Considered a three-star recruit by Rivals.com, Tennant was listed as the No. 55 offensive guard prospect in the nation in 2005. He chose Boston College over offers from Indiana, Kentucky, Penn State, and Purdue.

==College career==
After redshirting his initial year at Boston College, Tennant saw action in five games in the 2006 season. In his sophomore season, Tennant succeeded Kevin Sheridan as the Eagles' center. He started all 14 games for the Eagles in 2007 and helped the team to finish with 5,924 yards of total offense, while quarterback Matt Ryan passed for 4,507 yards.

As a junior, Tennant remained BC's starting center and played in all 14 games. The Eagles' line allowed only 21 quarterback sacks with a pair of first-year starting quarterbacks behind them. Tennant's performance earned him an All-ACC honorable mention.

Prior to his senior season, Tennant was voted a team captain. He started all games for the Eagles and anchored an offensive line that ranked 35th in the country in sacks allowed (1.42). He subsequently earned Second-team All-American honors by the Walter Camp Foundation.

==Professional career==

===Pre-draft===

Projected as a second-round selection by Sports Illustrated, Tennant was ranked as the No. 2 available in the 2010 NFL draft, behind only Maurkice Pouncey.

Pre-draft measurables
| Height | Weight | Arm length | Hand span | 40-yard dash | 10-yard split | 20-yard split | 20-yard shuttle | Three-cone drill | Vertical jump | Broad jump | Bench press |
| 6 ft 4+5⁄8 in (1.95 m) | 300 lb (136 kg) | 32+1⁄4 in (0.82 m) | 9+1⁄2 in (0.24 m) | 5.16 s | 1.81 s | 3.00 s | 4.62 s | 7.60 s | 25.0 in (0.64 m) | 8 ft 2 in (2.49 m) | 27 reps |
All values from NFL Combine

===New Orleans Saints===
Tennant was selected by the Saints in the fifth round of the 2010 NFL draft with the 158th overall pick. He signed a four-year contract with the Saints on July 22, 2010. He was cut in 2012.

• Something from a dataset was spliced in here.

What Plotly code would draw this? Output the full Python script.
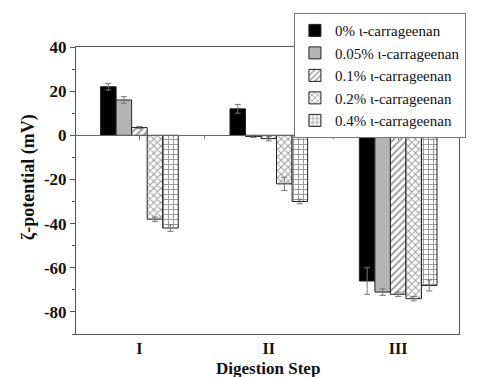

===New England Patriots===
Tennant was claimed off waivers by the New England Patriots on September 1, 2012, but was cut on September 4 when the Patriots needed to make room on the roster for running back Lex Hilliard. Tennant was again signed by New England as an emergency depth option because of the injuries to Guard Logan Mankins and Tackle Nick McDonald.

Tennant was released by the Patriots on October 20, 2012.

===Philadelphia Eagles===
Tennant was signed by the Philadelphia Eagles on October 23, 2012, after the Eagles released center Steve Vallos, who replaced injured starting center Jason Kelce. He was released on August 30, 2013.